Vanaf vandaag zal ik voorzichtiger zijn, zoals ze in vroeger tijden zeiden: ‘inspecteer uzelf drie maal per dag.’ Ik zal te allen tijde nadenken over mijn woorden en daden. Toen ik terugkwam in het hotel kreeg ik een mailtje van Philip, de vertaler. Het was pas tien uur en hij had zijn vertaling van de column van vandaag al klaar. ‘Ben je soms stiekem een robot? Wie heeft je naar beneden gestuurd om de aarde aan te vallen?’ wilde ik hem schrijven, maar na even te hebben nagedacht liet ik dit idee toch maar los.
Vanaf vandaag zal ik me niet meer als een eenling gedragen.
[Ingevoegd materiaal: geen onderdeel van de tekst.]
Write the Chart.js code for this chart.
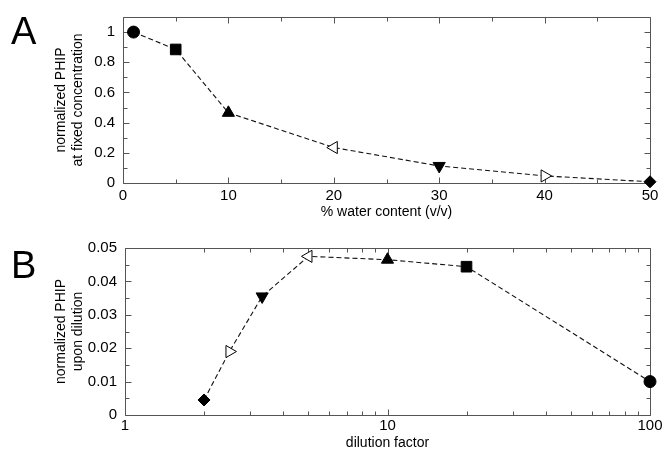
<!DOCTYPE html>
<html>
<head>
<meta charset="utf-8">
<script src="https://cdn.jsdelivr.net/npm/chart.js@4/dist/chart.umd.min.js"></script>
<style>
  body { margin: 0; background: #fff; }
  #page { position: relative; width: 666px; height: 450px; overflow: hidden; }
  .panel { position: absolute; left: 0; width: 666px; }
  #wrapA { top: 0; height: 225px; }
  #wrapB { top: 230px; height: 220px; }
  .letter { position: absolute; left: 11px; font-family: "Liberation Sans", Arial, sans-serif; font-size: 38px; line-height: 38px; color: #000; }
</style>
</head>
<body>
<div id="page">
  <div class="panel" id="wrapA"><canvas id="chartA"></canvas></div>
  <div class="panel" id="wrapB"><canvas id="chartB"></canvas></div>
  <div class="letter" style="top:12px">A</div>
  <div class="letter" style="top:246px">B</div>
</div>
<script>
  // panel A : PHIP at fixed concentration vs water content
  var waterContent = [1, 5, 10, 20, 30, 40, 50];
  var phipFixed = [1.0, 0.885, 0.465, 0.235, 0.113, 0.047, 0.008];
  var xTicksA = [0, 10, 20, 30, 40, 50];
  var xMinorA = [5, 15, 25, 35, 45];
  var yTicksA = [0, 0.2, 0.4, 0.6, 0.8, 1];
  var yMinorA = [0.1, 0.3, 0.5, 0.7, 0.9];

  // panel B : PHIP upon dilution vs dilution factor
  var dilution = [2, 2.5, 3.33, 5, 10, 20, 100];
  var phipDilution = [0.0045, 0.019, 0.0355, 0.0475, 0.0465, 0.0444, 0.010];
  var xTicksB = [1, 10, 100];
  var xMinorB = [2, 3, 4, 5, 6, 7, 8, 9, 20, 30, 40, 50, 60, 70, 80, 90];
  var yTicksB = [0, 0.01, 0.02, 0.03, 0.04, 0.05];
  var yMinorB = [0.005, 0.015, 0.025, 0.035, 0.045];

  // markers, same sample in both panels (B runs the other way round)
  var shapes = ['circle', 'rect', 'triangle', 'triangle', 'triangle', 'triangle', 'rectRot'];
  var turns = [0, 0, 0, 270, 180, 90, 0];
  var fills = ['#000', '#000', '#000', '#fff', '#000', '#fff', '#000'];
  var radii = [6, 7.5, 7, 7, 7, 7, 6];

  var FONT = '"Liberation Sans", Arial, sans-serif';

  // frame with inward ticks on all four sides
  var frameTicks = {
    id: 'frameTicks',
    beforeDatasetsDraw: function(chart, args, o) {
      var ctx = chart.ctx, a = chart.chartArea;
      var sx = chart.scales.x, sy = chart.scales.y;
      var L = Math.round(a.left) + 0.5, R = Math.round(a.right) + 0.5;
      var T = Math.round(a.top) + 0.5, B = Math.round(a.bottom) + 0.5;
      ctx.save();
      ctx.strokeStyle = '#555';
      ctx.lineWidth = 1;
      ctx.beginPath();
      ctx.rect(L, T, R - L, B - T);
      function xt(list, len) {
        list.forEach(function(v) {
          var p = Math.round(sx.getPixelForValue(v)) + 0.5;
          ctx.moveTo(p, T); ctx.lineTo(p, T + len);
          ctx.moveTo(p, B); ctx.lineTo(p, B - len);
        });
      }
      function yt(list, len) {
        list.forEach(function(v) {
          var p = Math.round(sy.getPixelForValue(v)) + 0.5;
          ctx.moveTo(L, p); ctx.lineTo(L + len, p);
          ctx.moveTo(R, p); ctx.lineTo(R - len, p);
        });
      }
      xt(o.xMajor, 6); xt(o.xMinor, 4);
      yt(o.yMajor, 6); yt(o.yMinor, 4);
      ctx.stroke();
      ctx.restore();
    }
  };

  function makePanel(id, xs, ys, cfg) {
    var pts = xs.map(function(x, i) { return {x: x, y: ys[i]}; });
    return new Chart(document.getElementById(id), {
      type: 'scatter',
      data: {
        datasets: [{
          data: pts,
          showLine: true,
          borderColor: '#111',
          borderWidth: 1.1,
          borderDash: [5, 3],
          pointStyle: cfg.shapes,
          pointRotation: cfg.turns,
          pointBackgroundColor: cfg.fills,
          pointBorderColor: '#000',
          pointBorderWidth: 1,
          pointRadius: cfg.radii,
          pointHoverRadius: cfg.radii,
          clip: false
        }]
      },
      options: {
        responsive: true,
        maintainAspectRatio: false,
        animation: false,
        events: [],
        layout: { padding: cfg.padding },
        plugins: {
          legend: { display: false },
          tooltip: { enabled: false },
          frameTicks: { xMajor: cfg.xTicks, xMinor: cfg.xMinor, yMajor: cfg.yTicks, yMinor: cfg.yMinor }
        },
        scales: {
          x: {
            type: cfg.xType,
            min: cfg.xMin, max: cfg.xMax,
            afterBuildTicks: function(s) { s.ticks = cfg.xTicks.map(function(v) { return {value: v}; }); },
            afterFit: function(s) { s.height = cfg.xAxisH; },
            grid: { display: false, drawTicks: false, tickLength: 0 },
            border: { display: false },
            ticks: { color: '#000', font: { family: FONT, size: 15 }, padding: cfg.xTickPad, maxRotation: 0, autoSkip: false,
                     callback: function(v) { return String(v); } },
            title: { display: true, text: cfg.xTitle, color: '#000', font: { family: FONT, size: 14 }, padding: { top: 0, bottom: cfg.xTitlePad } }
          },
          y: {
            min: cfg.yMin, max: cfg.yMax,
            afterBuildTicks: function(s) { s.ticks = cfg.yTicks.map(function(v) { return {value: v}; }); },
            afterFit: function(s) { s.width = cfg.yAxisW; },
            grid: { display: false, drawTicks: false, tickLength: 0 },
            border: { display: false },
            ticks: { color: '#000', font: { family: FONT, size: 15 }, padding: 8,
                     callback: function(v) { return String(v); } },
            title: { display: true, text: cfg.yTitle, color: '#000', font: { family: FONT, size: 14, lineHeight: 1.25 }, padding: { top: cfg.yTitlePad, bottom: 0 } }
          }
        }
      },
      plugins: [frameTicks]
    });
  }

  makePanel('chartA', waterContent, phipFixed, {
    shapes: shapes, turns: turns, fills: fills, radii: radii,
    xType: 'linear', xMin: 0, xMax: 50, yMin: 0, yMax: 1.1,
    xTicks: xTicksA, xMinor: xMinorA, yTicks: yTicksA, yMinor: yMinorA,
    xTitle: '% water content (v/v)',
    yTitle: ['normalized PHIP', 'at fixed concentration'],
    padding: { left: 0, top: 15, right: 16, bottom: 0 },
    xAxisH: 42, yAxisW: 123, xTickPad: 4, xTitlePad: 4, yTitlePad: 52
  });

  makePanel('chartB', dilution, phipDilution, {
    shapes: shapes.slice().reverse(), turns: turns.slice().reverse(),
    fills: fills.slice().reverse(), radii: radii.slice().reverse(),
    xType: 'logarithmic', xMin: 1, xMax: 100, yMin: 0, yMax: 0.05,
    xTicks: xTicksB, xMinor: xMinorB, yTicks: yTicksB, yMinor: yMinorB,
    xTitle: 'dilution factor',
    yTitle: ['normalized PHIP', 'upon dilution'],
    padding: { left: 0, top: 18, right: 16, bottom: 0 },
    xAxisH: 35, yAxisW: 125, xTickPad: 2, xTitlePad: -2, yTitlePad: 52
  });
</script>
</body>
</html>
Ik ga meer tijd doorbrengen met andere mensen. Uiteindelijk vond ik Wiam en Marek ’s middags in de lobby. Laten we een wandeling gaan maken,’ zei Wiam. ‘Oké’, antwoordde ik gelijk, in de hoop dat ze me meteen in haar zak zou stoppen en me weg zou voeren. We vertrokken voor een bijzondere maaltijd waarbij ik mijn rijstverbod verbrak. Ik eet al acht jaar geen rijst meer. We kletsten een tijdje, Cairo, Praag… Als kinderen die terugkomen na Halloween openden we onze zakken een stukje en lieten onze kameraden een glimp opvangen van de zoetigheden die we hadden verzameld. Snoep is zoet, maar het is niet alles.
Vandaag ben ik doodop. Maar de kermis is begonnen en er waren veel dingen die we wilden zien. De Koninklijke Schouwburg was afgeladen met allerhande mensen. Ik weet zeker dat ze allemaal hun eigen verhaal hebben, maar ik had niet genoeg tijd om dat aan elk van hen te vragen. Marek nam me mee naar de andere schrijvers en vertalers en daar schudden we handen, gaven we lezingen, beantwoordden vragen, lachten, spraken een wirwar van talen die we kenden en die we niet kenden. Hierna besloten Nicky en ik om naar een band te gaan die Daughter heette. Ik kende ze niet, maar ze beweerden in ieder geval iemands dochter te zijn. Terwijl we daar in het donker stonden was er helemaal niemand te zien. Toen werd het podium plotseling verlicht door een lichtbundel die op de zangeres scheen. Ze zong met een fluwelen stem een langzaam nummer: mother, zong ze, mother.
Dat deed me duizelen, alsof een minnaar een mes had gepakt en hem door mijn hart boorde. Omringd door de duisternis merkte ik opeens dat ik stond te huilen. Nicky zag het en klopte op mijn schouder. Ik vond een tissue en droogde snel mijn ogen.
‘Wat ben je toch een gevoelig kind,’ zei mijn moeder ooit tegen mij. Acht jaar geleden, toen ik natuurlijk nog helemaal niet wist dat ik naar het Crossing Border-festival in Den Haag zou gaan, bracht ik een hele dag met mijn moeder door in haar ziekenhuiskamer. We praatten niet veel maar ze hield mijn hand vast. Ze was toen erg mager, niet meer dan een paar grote, donkere ogen die nog steeds glansden en als een hert naar me keken, wachtend.
Op een bepaald moment, ik weet niet precies wanneer, kneep ze in mijn hand en wisten we allebei dat het tijd was. Ze keek me nog één keer aan en sloot haar ogen. Ik heb haar nooit meer gezien.